Some useful plan or book could make,

Or sing a sang at least."

Well, the Doctor has made several books that are books, and I have heard him sing a song, too, for the days of Auld Lang Syne. May he live long, and long may his devoted wife be spared to watch over him!


Thursday Morning, June 16, 1881.

We are off for Brighton. Mr. and Miss B. accompany us. Mr. and Mrs. K. have run up to Paisley with the children, and Mr. and Mrs. G. have joined us in their place. The coach, horses, and servants went down during the night.

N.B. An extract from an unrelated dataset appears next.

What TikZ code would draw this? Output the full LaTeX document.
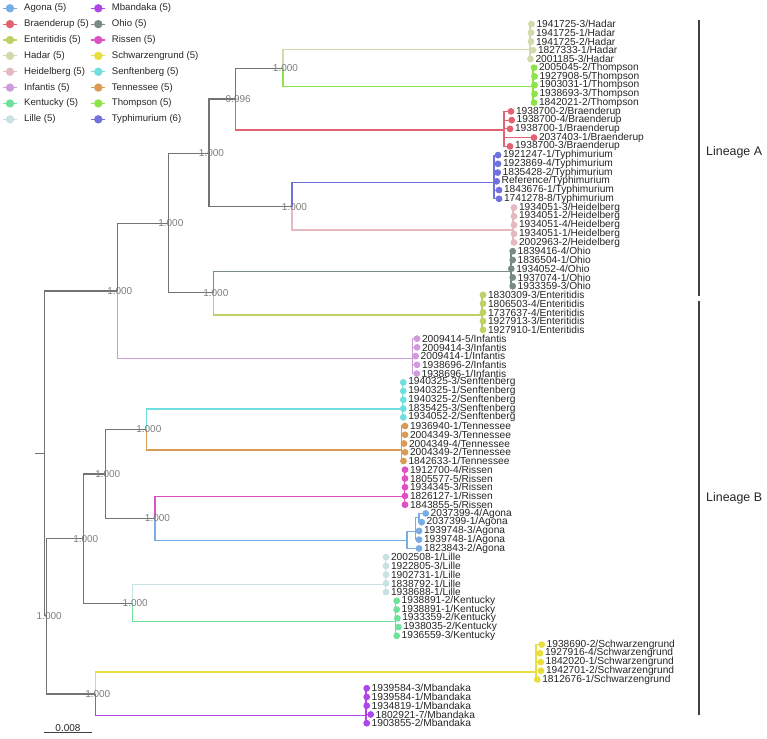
\documentclass[tikz,border=0pt]{standalone}
\usepackage{fontspec}
\setmainfont{Liberation Sans}
\usepackage{xcolor}
\usetikzlibrary{positioning, backgrounds}

\definecolor{agona}{RGB}{120,172,228}
\definecolor{braenderup}{RGB}{226,98,114}
\definecolor{enteritidis}{RGB}{192,208,100}
\definecolor{hadar}{RGB}{208,218,170}
\definecolor{heidelberg}{RGB}{228,186,192}
\definecolor{infantis}{RGB}{208,155,218}
\definecolor{kentucky}{RGB}{110,225,155}
\definecolor{lille}{RGB}{200,226,228}
\definecolor{mbandaka}{RGB}{172,70,235}
\definecolor{ohio}{RGB}{122,138,136}
\definecolor{rissen}{RGB}{222,80,195}
\definecolor{schwarz}{RGB}{232,222,60}
\definecolor{senft}{RGB}{110,222,222}
\definecolor{tennessee}{RGB}{218,155,85}
\definecolor{thompson}{RGB}{140,228,72}
\definecolor{typhi}{RGB}{112,112,222}
\definecolor{treegray}{RGB}{115,115,115}
\definecolor{bootgray}{RGB}{125,125,125}

\tikzset{
  branch/.style={line width=1.1pt},
  treeline/.style={branch, draw=treegray},
  tipdot/.style={circle, inner sep=0pt, minimum size=6.8pt},
  tiplab/.style={inner sep=0.2pt, font=\fontsize{10.2}{11}\selectfont,
                 text=black!85},
  boot/.style={inner sep=0pt, xshift=2.5pt, text=bootgray,
               font=\fontsize{10}{10}\selectfont},
  legdot/.style={circle, inner sep=0pt, minimum size=8.4pt},
  legtext/.style={inner sep=0pt, text=black!85,
                  font=\fontsize{9.6}{10}\selectfont},
  lineage/.style={line width=1.1pt, draw=black!75},
  lintext/.style={anchor=west, inner sep=0pt, text=black!85,
                  font=\fontsize{12.4}{13}\selectfont},
}

% row / tip x / parent / colour / strain / serovar
\newcommand\tiplist{%
  0/531.5/c-hadar/hadar/1941725-3/Hadar,
  1/531/c-hadar/hadar/1941725-1/Hadar,
  2/531/c-hadar/hadar/1941725-2/Hadar,
  3/533/c-hadar/hadar/1827333-1/Hadar,
  4/530.5/c-hadar/hadar/2001185-3/Hadar,
  5/534/c-thompson/thompson/2005045-2/Thompson,
  6/534.5/c-thompson/thompson/1927908-5/Thompson,
  7/534.5/c-thompson/thompson/1903031-1/Thompson,
  8/534.5/c-thompson/thompson/1938693-3/Thompson,
  9/534/c-thompson/thompson/1842021-2/Thompson,
  10/511/c-braenderup/braenderup/1938700-2/Braenderup,
  11/511.7/c-braenderup/braenderup/1938700-4/Braenderup,
  12/510/c-braenderup/braenderup/1938700-1/Braenderup,
  13/534/c-braenderup/braenderup/2037403-1/Braenderup,
  14/510/c-braenderup/braenderup/1938700-3/Braenderup,
  15/498/c-typhi/typhi/1921247-1/Typhimurium,
  16/498/c-typhi/typhi/1923869-4/Typhimurium,
  17/497.7/c-typhi/typhi/1835428-2/Typhimurium,
  18/496.7/c-typhi/typhi/Reference/Typhimurium,
  19/499/c-typhi/typhi/1843676-1/Typhimurium,
  20/499/c-typhi/typhi/1741278-8/Typhimurium,
  21/514/c-heidelberg/heidelberg/1934051-3/Heidelberg,
  22/514/c-heidelberg/heidelberg/1934051-2/Heidelberg,
  23/514/c-heidelberg/heidelberg/1934051-4/Heidelberg,
  24/514/c-heidelberg/heidelberg/1934051-1/Heidelberg,
  25/514/c-heidelberg/heidelberg/2002963-2/Heidelberg,
  26/512.7/c-ohio/ohio/1839416-4/Ohio,
  27/512.7/c-ohio/ohio/1836504-1/Ohio,
  28/511.3/c-ohio/ohio/1934052-4/Ohio,
  29/512.7/c-ohio/ohio/1937074-1/Ohio,
  30/512.7/c-ohio/ohio/1933359-3/Ohio,
  31/483/c-enteritidis/enteritidis/1830309-3/Enteritidis,
  32/483/c-enteritidis/enteritidis/1806503-4/Enteritidis,
  33/483/c-enteritidis/enteritidis/1737637-4/Enteritidis,
  34/483/c-enteritidis/enteritidis/1927913-3/Enteritidis,
  35/483/c-enteritidis/enteritidis/1927910-1/Enteritidis,
  36/417/c-infantis/infantis/2009414-5/Infantis,
  37/417/c-infantis/infantis/2009414-3/Infantis,
  38/415.7/c-infantis/infantis/2009414-1/Infantis,
  39/417/c-infantis/infantis/1938696-2/Infantis,
  40/416.7/c-infantis/infantis/1938696-1/Infantis,
  41/403.3/c-senft/senft/1940325-3/Senftenberg,
  42/403.3/c-senft/senft/1940325-1/Senftenberg,
  43/403.3/c-senft/senft/1940325-2/Senftenberg,
  44/403.3/c-senft/senft/1835425-3/Senftenberg,
  45/403.3/c-senft/senft/1934052-2/Senftenberg,
  46/405/c-tennessee/tennessee/1936940-1/Tennessee,
  47/405/c-tennessee/tennessee/2004349-3/Tennessee,
  48/404/c-tennessee/tennessee/2004349-4/Tennessee,
  49/405/c-tennessee/tennessee/2004349-2/Tennessee,
  50/403.5/c-tennessee/tennessee/1842633-1/Tennessee,
  51/405/c-rissen/rissen/1912700-4/Rissen,
  52/405/c-rissen/rissen/1805577-5/Rissen,
  53/405/c-rissen/rissen/1934345-3/Rissen,
  54/405/c-rissen/rissen/1826127-1/Rissen,
  55/405/c-rissen/rissen/1843855-5/Rissen,
  56/425.7/ag3/agona/2037399-4/Agona,
  57/421.7/ag3/agona/2037399-1/Agona,
  58/419/ag2/agona/1939748-3/Agona,
  59/419/ag2/agona/1939748-1/Agona,
  60/419/c-agona/agona/1823843-2/Agona,
  61/386/c-lille/lille/2002508-1/Lille,
  62/386/c-lille/lille/1922805-3/Lille,
  63/386/c-lille/lille/1902731-1/Lille,
  64/386/c-lille/lille/1838792-1/Lille,
  65/386/c-lille/lille/1938688-1/Lille,
  66/396.7/c-kentucky/kentucky/1938891-2/Kentucky,
  67/396.7/c-kentucky/kentucky/1938891-1/Kentucky,
  68/397.3/c-kentucky/kentucky/1933359-2/Kentucky,
  69/398.3/c-kentucky/kentucky/1938035-2/Kentucky,
  70/396.7/c-kentucky/kentucky/1936559-3/Kentucky,
  71/541.7/c-schwarz/schwarz/1938690-2/Schwarzengrund,
  72/540/c-schwarz/schwarz/1927916-4/Schwarzengrund,
  73/540.7/c-schwarz/schwarz/1842020-1/Schwarzengrund,
  74/541/c-schwarz/schwarz/1942701-2/Schwarzengrund,
  75/537.3/c-schwarz/schwarz/1812676-1/Schwarzengrund,
  76/366.7/c-mbandaka/mbandaka/1939584-3/Mbandaka,
  77/366.7/c-mbandaka/mbandaka/1939584-1/Mbandaka,
  78/366.7/c-mbandaka/mbandaka/1934819-1/Mbandaka,
  79/370.7/c-mbandaka/mbandaka/1802921-7/Mbandaka,
  80/366.7/c-mbandaka/mbandaka/1903855-2/Mbandaka}

\begin{document}
\begin{tikzpicture}[x=1pt, y=-1pt]
  \useasboundingbox (0,0) rectangle (767,738);

  % legend
  \foreach \cl/\txt [count=\k from 0] in {agona/{Agona (5)},
      braenderup/{Braenderup (5)}, enteritidis/{Enteritidis (5)},
      hadar/{Hadar (5)}, heidelberg/{Heidelberg (5)},
      infantis/{Infantis (5)}, kentucky/{Kentucky (5)}, lille/{Lille (5)}} {
    \pgfmathsetmacro\ly{8.3+15.86*\k}
    \node[legdot, fill=\cl] (g-\cl) at (10,\ly) {};
    \draw[line width=1.2pt, draw=\cl] ([xshift=-7pt]g-\cl.center) -- ([xshift=7pt]g-\cl.center);
    \node[legtext, right=14pt of g-\cl.center] (gt-\cl) {\txt};
  }
  \foreach \cl/\txt [count=\k from 0] in {mbandaka/{Mbandaka (5)},
      ohio/{Ohio (5)}, rissen/{Rissen (5)}, schwarz/{Schwarzengrund (5)},
      senft/{Senftenberg (5)}, tennessee/{Tennessee (5)},
      thompson/{Thompson (5)}, typhi/{Typhimurium (6)}} {
    \pgfmathsetmacro\ly{8.3+15.86*\k}
    \node[legdot, fill=\cl] (g-\cl) at (98.3,\ly) {};
    \draw[line width=1.2pt, draw=\cl] ([xshift=-7pt]g-\cl.center) -- ([xshift=7pt]g-\cl.center);
    \node[legtext, right=13.4pt of g-\cl.center] (gt-\cl) {\txt};
  }

  % internal nodes
  \coordinate (root0) at (35,453.4);
  \coordinate (root)  at (44.3,453.4);
  \coordinate (nA)    at (117.3,291);
  \coordinate (nA1)   at (168.3,223.3);
  \coordinate (nA2)   at (209,153.3);
  \coordinate (nA3)   at (235.7,99);
  \coordinate (nHT)   at (283,68.3);
  \coordinate (nTH)   at (292,206.7);
  \coordinate (nOE)   at (213.3,292.7);
  \coordinate (nB0)   at (46.7,615.8);
  \coordinate (nB)    at (83.3,538.7);
  \coordinate (nB1)   at (105.3,474);
  \coordinate (nST)   at (146.3,429.3);
  \coordinate (nRA)   at (155,518.3);
  \coordinate (nLK)   at (132.7,603.3);
  \coordinate (nSM)   at (95.3,694);

  % serovar nodes
  \coordinate (c-hadar)       at (530,49.3);
  \coordinate (c-thompson)    at (533,86.7);
  \coordinate (c-braenderup)  at (504,130);
  \coordinate (c-typhi)       at (494,182.7);
  \coordinate (c-heidelberg)  at (513,230);
  \coordinate (c-ohio)        at (511,271.3);
  \coordinate (c-enteritidis) at (482,315);
  \coordinate (c-infantis)    at (412.7,358.7);
  \coordinate (c-senft)       at (402.5,409);
  \coordinate (c-tennessee)   at (401.7,450);
  \coordinate (c-rissen)      at (404.2,496.7);
  \coordinate (c-agona)       at (407,540.3);
  \coordinate (ag2)           at (415.5,531.2);
  \coordinate (ag3)           at (419,517.6);
  \coordinate (c-lille)       at (385.5,584.3);
  \coordinate (c-kentucky)    at (395.5,621.7);
  \coordinate (c-schwarz)     at (536,672);
  \coordinate (c-mbandaka)    at (366,715.7);

  % backbone
  \draw[treeline] (root0) -- (root);
  \draw[treeline] (root) |- (nA);
  \draw[treeline] (root) |- (nB0);
  \draw[treeline] (nA) |- (nA1);
  \draw[treeline] (nA1) |- (nA2);
  \draw[treeline] (nA1) |- (nOE);
  \draw[treeline] (nA2) |- (nA3);
  \draw[treeline] (nA2) |- (nTH);
  \draw[treeline] (nA3) |- (nHT);
  \draw[treeline] (nB0) |- (nB);
  \draw[treeline] (nB0) |- (nSM);
  \draw[treeline] (nB) |- (nB1);
  \draw[treeline] (nB) |- (nLK);
  \draw[treeline] (nB1) |- (nST);
  \draw[treeline] (nB1) |- (nRA);

  % serovar stems
  \draw[branch, draw=hadar]       (nHT) |- (c-hadar);
  \draw[branch, draw=thompson]    (nHT) |- (c-thompson);
  \draw[branch, draw=braenderup]  (nA3) |- (c-braenderup);
  \draw[branch, draw=typhi]       (nTH) |- (c-typhi);
  \draw[branch, draw=heidelberg]  (nTH) |- (c-heidelberg);
  \draw[branch, draw=ohio]        (nOE) |- (c-ohio);
  \draw[branch, draw=enteritidis] (nOE) |- (c-enteritidis);
  \draw[branch, draw=infantis]    (nA) |- (c-infantis);
  \draw[branch, draw=senft]       (nST) |- (c-senft);
  \draw[branch, draw=tennessee]   (nST) |- (c-tennessee);
  \draw[branch, draw=rissen]      (nRA) |- (c-rissen);
  \draw[branch, draw=agona]       (nRA) |- (c-agona);
  \draw[branch, draw=agona]       (c-agona) |- (ag2);
  \draw[branch, draw=agona]       (ag2) |- (ag3);
  \draw[branch, draw=lille]       (nLK) |- (c-lille);
  \draw[branch, draw=kentucky]    (nLK) |- (c-kentucky);
  \draw[branch, draw=schwarz]     (nSM) |- (c-schwarz);
  \draw[branch, draw=mbandaka]    (nSM) |- (c-mbandaka);

  % tips
  \foreach \i/\tx/\up/\cl/\sid/\sero in \tiplist {
    \pgfmathsetmacro\ty{24+8.74*\i}
    \node[tipdot, fill=\cl] (t\i) at (\tx,\ty) {};
    \node[tiplab, right=1pt of t\i] (l\i) {\sid/\sero};
    \begin{scope}[on background layer]
      \draw[branch, draw=\cl] (\up) |- (t\i.center);
    \end{scope}
  }

  % support values
  \node[boot] (b1)  at (nHT) {1.000};
  \node[boot] (b2)  at (nA3) {0.996};
  \node[boot] (b3)  at (nA2) {1.000};
  \node[boot] (b4)  at (nTH) {1.000};
  \node[boot] (b5)  at (nA1) {1.000};
  \node[boot] (b6)  at (nOE) {1.000};
  \node[boot] (b7)  at (nA) {1.000};
  \node[boot] (b8)  at (nB0) {1.000};
  \node[boot] (b9)  at (nB) {1.000};
  \node[boot] (b10) at (nB1) {1.000};
  \node[boot] (b11) at (nST) {1.000};
  \node[boot] (b12) at (nRA) {1.000};
  \node[boot] (b13) at (nLK) {1.000};
  \node[boot] (b14) at (nSM) {1.000};

  % lineages
  \coordinate (la1) at (699,20);
  \coordinate (la2) at (699,296);
  \coordinate (lb1) at (699,301);
  \coordinate (lb2) at (699,715);
  \draw[lineage] (la1) -- (la2);
  \draw[lineage] (lb1) -- (lb2);
  \node[lintext] (linA) at (706,152) {Lineage A};
  \node[lintext] (linB) at (706,498) {Lineage B};

  % scale bar
  \coordinate (sb0) at (44.3,732.7);
  \coordinate (sb1) at (91.7,732.7);
  \draw[line width=1.1pt, draw=black!75] (sb0) -- node[above=1pt, inner sep=0pt,
    font=\fontsize{10}{11}\selectfont, text=black!85] (sbl) {0.008} (sb1);
\end{tikzpicture}
\end{document}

We had time to visit the unequalled aquarium and to do the parade before dinner. Miss F. and I stole off to make a much more interesting visit; we called upon William Black, whose acquaintance I had been fortunate enough to make in Rome, and whom I had told that I should some day imitate his "Adventures of a Phaeton." A week before we sailed from New York, I had dined with President Garfield at Secretary Blaine's in Washington. After dinner, conversation turned upon my proposed journey, and the President became much interested. "It is the 'Adventures of a Phaeton' on a grand scale," he remarked. "By the way, has Black ever written any other story quite so good as that? I do not think he has." In this there was a general concurrence. He then said: "But I am provoked with Black just now. A man who writes to entertain has no right to end a story as miserably as he has done that of 'MacLeod of Dare.' Fiction should give us the bright side of existence. Real life has tragedies enough of its own."

A few weeks more and we were to have in his own case the most terrible proof of the words he had spoken so solemnly. I can never forget the sad, careworn expression of his face as he uttered them.

"But come it soon or come it fast,

It is but death that comes at last."

One might almost be willing to die if, as in Garfield's case, there should flash from his grave, at the touch of a mutual sorrow, to both divisions of the great English-speaking race, the knowledge that they are brothers. This discovery will bear good fruit in time.

"Nothing in his life became him like the leaving it."

Garfield's life was not in vain. It tells its own story—this poor boy toiling upward to the proudest position on earth, the elected of fifty millions of freemen; a position compared with which that of king or kaiser is as nothing. Let other nations ask themselves where are our Lincolns and Garfields? Ah, they grow not except where all men are born equal! The cold shade of aristocracy nips them in the bud.